At the launch party for Ripple Glass last week, the company's CEO, Stacia Stelk, was already reveling in the up-start company's success.
Outside, next to one of the giant, purple recycling bins, Stelk and Andy Barton, vice president of sales for Deffenbaugh Industries, spoke excitedly.
Earlier in the week, the two had watched as one of the first collection bins thumped onto the pavement in a lot near the corner of 51st and Main streets. That was 10 a.m. on a Monday morning. By Thursday afternoon, the massive bin was already completely full.
That isn't the only indication that area residents are eager and willing to unload their hoarded glass to jump-start the new recycling effort.
When I spoke to Stelk yesterday, the initial influx of glass had only picked up. Last week, Ripple increased the number of glass recycling sites regionally from five to 30 -- and people weren't slow to take advantage.

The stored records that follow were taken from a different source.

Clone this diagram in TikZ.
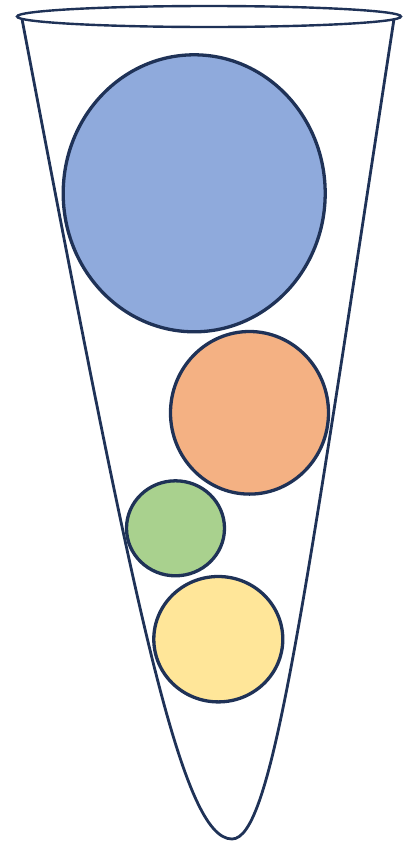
\documentclass[tikz,border=0pt]{standalone}
\definecolor{navy}{HTML}{1F3257}
\definecolor{cblue}{HTML}{8FAADC}
\definecolor{corange}{HTML}{F4B183}
\definecolor{cgreen}{HTML}{A9D18E}
\definecolor{cyellow}{HTML}{FFE699}
\tikzset{
  outline/.style={draw=navy, line width=2.8pt},
  ball/.style={draw=navy, line width=3.3pt}
}
\begin{document}
\begin{tikzpicture}[x=1pt,y=-1pt]
\useasboundingbox (0,0) rectangle (404,841);
% cone
\draw[outline, line join=round] (22,19) .. controls (136,619) and (182,839) .. (232,839)
  .. controls (272,839) and (302,619) .. (394,19);
% rim
\draw[outline, line width=2.4pt] (209,16.5) ellipse [x radius=192, y radius=10.5];
% balls
\draw[ball, fill=cblue] (194.2,193.3) ellipse [x radius=131, y radius=138.5];
\draw[ball, fill=corange] (249.5,412.8) ellipse [x radius=79, y radius=81.3];
\draw[ball, fill=cgreen] (175.5,528.3) ellipse [x radius=49, y radius=47.5];
\draw[ball, fill=cyellow] (218.3,639.2) ellipse [x radius=64.5, y radius=62.7];
\end{tikzpicture}
\end{document}
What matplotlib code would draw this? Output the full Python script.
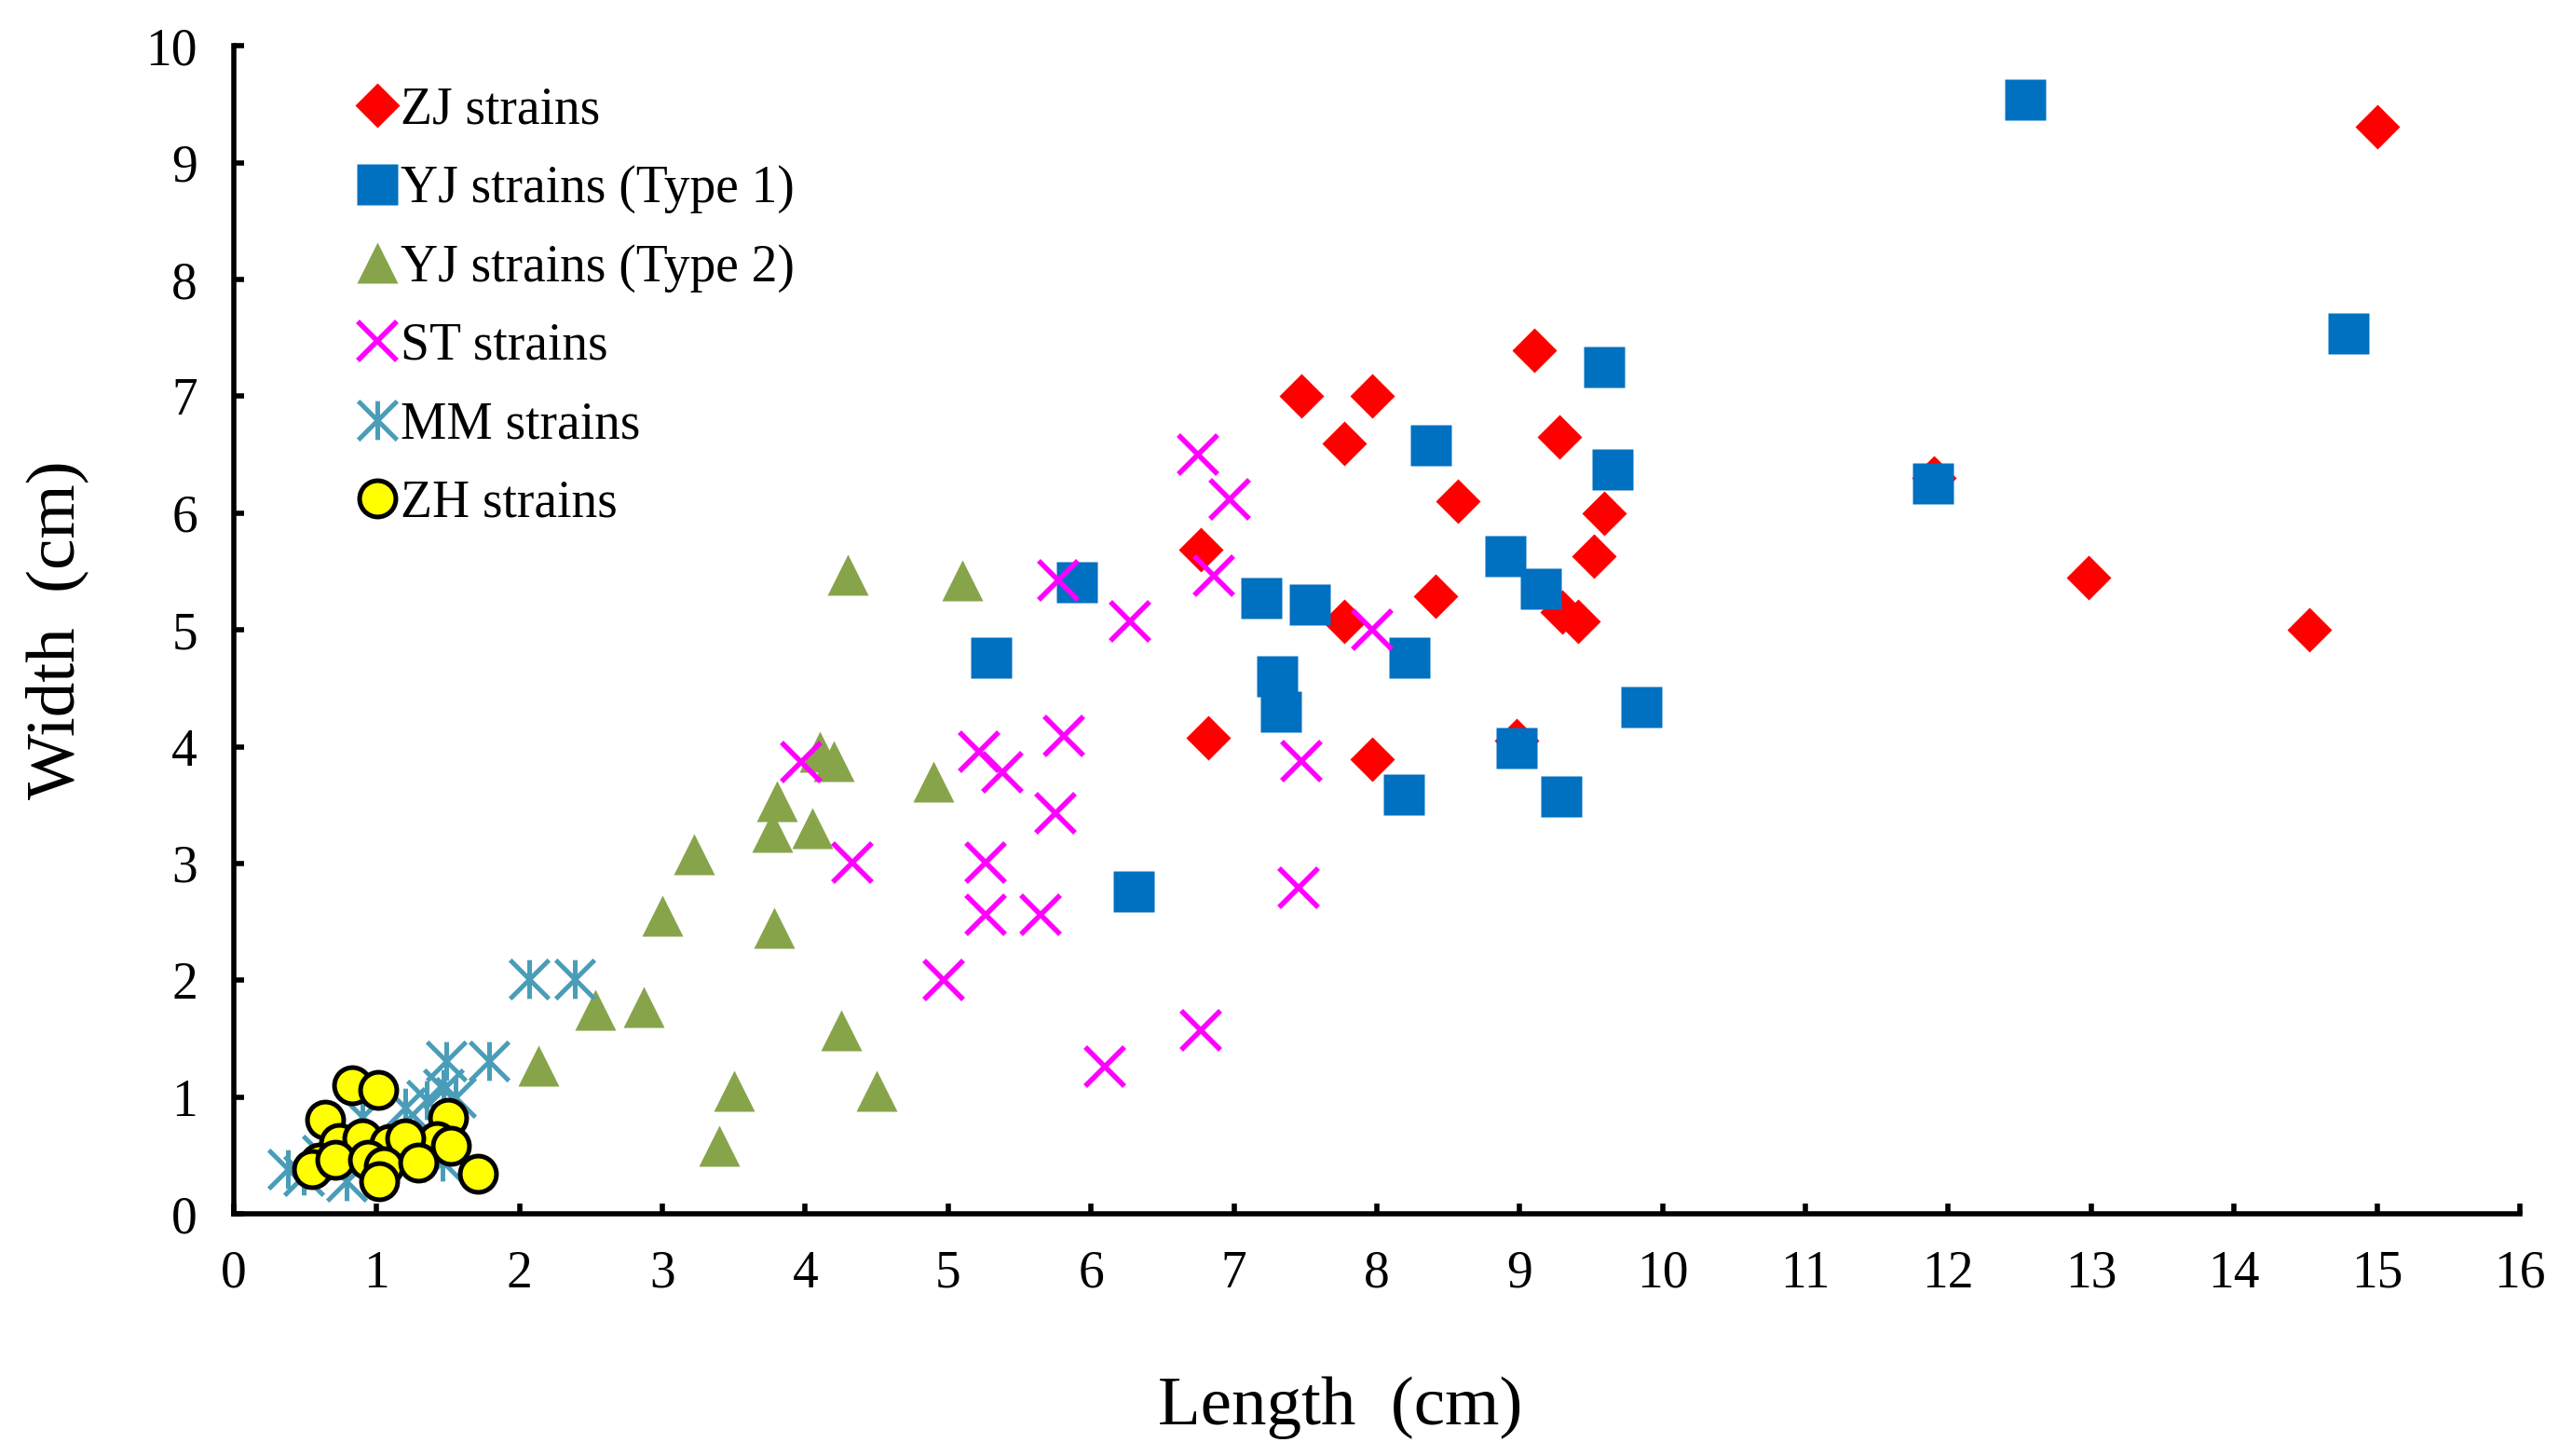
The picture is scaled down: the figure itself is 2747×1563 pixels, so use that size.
import numpy as np
import matplotlib
matplotlib.use("Agg")
import matplotlib.pyplot as plt
from matplotlib.path import Path

plt.rcParams['font.family'] = ['Liberation Serif', 'DejaVu Serif']

# ZJ strains (length, width)
zj_x = [15.0, 9.1, 7.47, 7.97, 7.77, 9.28, 8.57, 9.59, 6.77, 9.52, 12.98, 8.41,
        7.77, 9.3, 9.41, 14.53, 6.82, 7.97, 11.9, 8.98]
zj_y = [9.31, 7.39, 7.0, 7.0, 6.6, 6.65, 6.1, 6.0, 5.69, 5.63, 5.45, 5.29,
        5.07, 5.15, 5.07, 5.0, 4.08, 3.89, 6.3, 4.05]

# YJ strains (Type 1)
yj1_x = [12.54, 14.8, 9.59, 8.38, 9.65, 11.89, 8.9, 9.15, 5.9, 7.19, 7.53, 5.3,
         8.23, 7.3, 7.33, 9.85, 8.98, 8.19, 9.29, 6.3]
yj1_y = [9.54, 7.54, 7.25, 6.58, 6.37, 6.25, 5.63, 5.35, 5.41, 5.27, 5.22, 4.76,
         4.76, 4.6, 4.3, 4.34, 3.99, 3.59, 3.57, 2.76]

# YJ strains (Type 2)
yj2_x = [4.3, 5.1, 4.1, 4.2, 4.9, 3.8, 3.77, 4.05, 3.22, 3.0, 3.78, 2.53,
         2.87, 2.13, 4.25, 3.5, 4.5, 3.4]
yj2_y = [5.47, 5.42, 3.96, 3.88, 3.7, 3.53, 3.27, 3.3, 3.08, 2.55, 2.45, 1.75,
         1.77, 1.27, 1.57, 1.05, 1.05, 0.58]

# ST strains
st_x = [6.75, 6.97, 5.77, 6.86, 6.27, 7.97, 3.97, 5.22, 5.38, 5.81, 7.47, 5.75,
        4.33, 5.26, 5.26, 5.65, 7.45, 4.97, 6.77, 6.1]
st_y = [6.5, 6.12, 5.42, 5.46, 5.07, 5.0, 3.87, 3.96, 3.78, 4.09, 3.88, 3.43,
        3.01, 3.01, 2.56, 2.56, 2.79, 2.0, 1.57, 1.26]

# MM strains
mm_x = [2.07, 2.39, 1.49, 1.79, 1.47, 1.35, 1.2, 0.9, 0.38, 0.49, 0.79, 1.46,
        1.55, 0.62]
mm_y = [2.01, 2.01, 1.31, 1.31, 1.07, 0.97, 0.91, 0.83, 0.38, 0.33, 0.28, 0.45,
        1.0, 0.5]

# ZH strains
zh_x = [0.83, 1.01, 0.64, 1.5, 0.74, 1.42, 0.9, 1.09, 1.2, 1.52, 0.6, 0.55,
        0.71, 0.94, 1.05, 1.29, 1.02, 1.71]
zh_y = [1.1, 1.06, 0.81, 0.82, 0.61, 0.62, 0.65, 0.6, 0.65, 0.58, 0.44, 0.38,
        0.46, 0.46, 0.41, 0.44, 0.28, 0.34]

# asterisk marker like Excel's (x plus vertical bar)
asterisk = Path([(0, -1), (0, 1), (-1, -1), (1, 1), (-1, 1), (1, -1)],
                [Path.MOVETO, Path.LINETO, Path.MOVETO, Path.LINETO,
                 Path.MOVETO, Path.LINETO])

fig = plt.figure(figsize=(13.735, 7.815), dpi=200)
ax = fig.add_axes([0.0913, 0.1663, 0.8934, 0.8022])

ax.plot(zj_x, zj_y, 'D', ms=12, color='#FF0000', mec='none', label='ZJ strains')
ax.plot(yj1_x, yj1_y, 's', ms=16, color='#0070C0', mec='none', label='YJ strains (Type 1)')
ax.plot(yj2_x, yj2_y, '^', ms=16, color='#87A44B', mec='none', label='YJ strains (Type 2)')
ax.plot(st_x, st_y, 'x', ms=15, mew=2.0, color='#FF00FF', label='ST strains')
ax.plot(mm_x, mm_y, marker=asterisk, ls='none', ms=15, mew=1.8, color='#4A9DB8',
        mfc='none', label='MM strains')
ax.plot(zh_x, zh_y, 'o', ms=14, mfc='#FFFF00', mec='black', mew=1.8, label='ZH strains')

ax.set_xlim(0, 16)
ax.set_ylim(0, 10)
ax.set_xticks(range(0, 17))
ax.set_yticks(range(0, 11))

for s in ['top', 'right']:
    ax.spines[s].set_visible(False)
for s in ['left', 'bottom']:
    ax.spines[s].set_linewidth(2.0)
ax.tick_params(direction='in', length=4, width=2.0, labelsize=20, pad=14)

ax.set_xlabel('Length  (cm)', fontsize=27, labelpad=30)
ax.xaxis.label.set_x(0.484)
ax.set_ylabel('Width  (cm)', fontsize=27, labelpad=22)

ax.legend(loc='upper left', bbox_to_anchor=(0.047, 0.983), frameon=False, fontsize=20,
          handlelength=0.6, handletextpad=0.15, labelspacing=0.58, borderaxespad=0)

fig.savefig('out.png', dpi=200)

By Thursday afternoon, the bin at 51st Street wasn't the only one that needed to be emptied. The bin in Lawrence, Kansas, was also full to the brim.
"The one we placed in Roeland Park, I looked in on Saturday and it was two-thirds full," Stelk said of another container that was placed last week. "Many of the other bins are nearly full today. Most of the first bins to go out are filling in four or five days of placement."
That's a lot of glass. Each bin, she says, hold eight tons -- more than 17,500 pounds -- of glass.
Which means, Ripple has collected more glass in a week than Kansas City's three drop-off sites see in a month. Not bad for the first 10 days.